Entertainment

Theatre Review: The Day the Internet Died and How to Survive Being in a Shakespeare Play

Adelaide’s up and coming youth actors delighted audiences this weekend in Wings2Fly’s first productions of the season.

Presented by Wings2Fly Theatre

Adelaide’s up and coming youth actors delighted audiences this weekend in Wings2Fly’s first productions of the season. Wings2Fly educates young actors in performing arts and gives them a place to challenge themselves and grow their abilities. The weekend’s double header of The Day the Internet Died and How to Survive Being in a Shakespeare Play were brought together in a short period of time and highlighted the local, young talent in two satirical performances.

The opening show, The Day the Internet Died, begins when a town’s internet suddenly stops functioning. The townspeople now must navigate everyday life without the internet, a seemingly impossible feat. As the show progresses, we realise the misalignment of our online and real-life selves. Actions such as Google searching or using online dating applications seem downright ludicrous when we incorporate them into offline, human interactions.

The first group of actors in The Day the Internet Died displayed excellent stage presence. In the opening scene, the actors faced away from the audience, but there was no difficulty in hearing them as they projected their voices like seasoned professionals. They also used the stage ingeniously, sectioning off the stage with lighting to indicate a different scene and utilising the hallway that led to the theatre’s exit.

It was hard not to see the irony in this play as the young actors have never lived in a world without the internet. Yet they are showing, dare educating, the audience on the preposterous reliance we all have to the world wide web. Though some references, like Snapchat’s photos disappearing once viewed, may not have been understood by all members of the audience, the moral of the story was not lost in the comedy. 

The next performance, How to Survive Being in a Shakespeare Play, guided the audience through the rules of how to stay alive in any of Shakespeare’s tragedies. The show’s two narrators explained each rule in an aside while the other cast members interpreted the rule and showed how to dodge the theatrical bullet of death. All of Shakespeare’s main characters, like Romeo & Juliet, Caesar, and Ophelia, made an appearance and brought a sense of humour into evading the well-known morbid endings.

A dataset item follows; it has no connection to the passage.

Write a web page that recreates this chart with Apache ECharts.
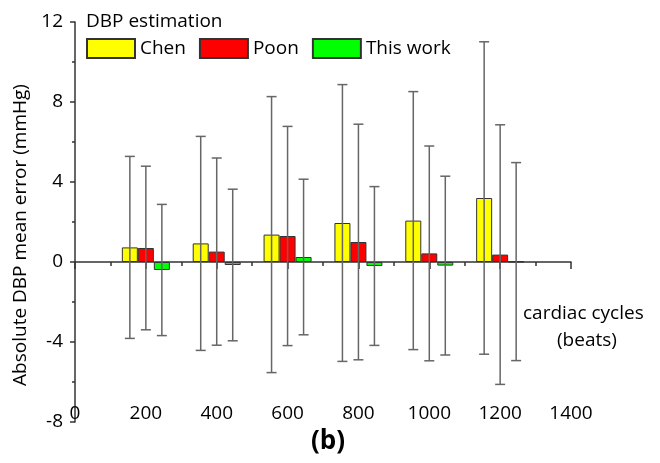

How to Survive Being in a Shakespeare Play brought many challenges to the actors, but they handled them with grace and poise. A Shakespearean play always brings tricky iambic pentameter lines for memorisation, but the actors never missed a beat. To aid in differentiating scenes, one actor even played a fanfare, the music played to announce the arrival of an important person, on the trumpet. In addition, there was an abundance of different characters and limited actors, so the production had to distinguish them with unique wardrobes. The costume changes were obviously given a lot of thought and were executed superbly with haste. The cast members of How to Survive Being in a Shakespeare Play were able to put a fresh comedic spin on what is usually just another mundane Shakespearean play.

Directors Michelle Nightingale and Alicia Zorkovic brilliantly chose the correct plays for the performing age group. They were short and punchy, keeping the audience’s attention with multiple scene changes and comedic one liners. In both performances, the actors’ enthusiasm was palpable and the grace in which they handled themselves was commendable.

The Holden Street Theatre provided a lovely atmosphere for both The Day the Internet Died and How to Survive Being in a Shakespeare Play. The building, a converted church, is the perfect theatre for a matinee as once the door shuts, there is no outside noise or sunlight. The lighting system that supplements the shows also adds to the professionalism of the theatre. It is well worth a visit to the Holden Street Theatre to see the local talent displayed on stage.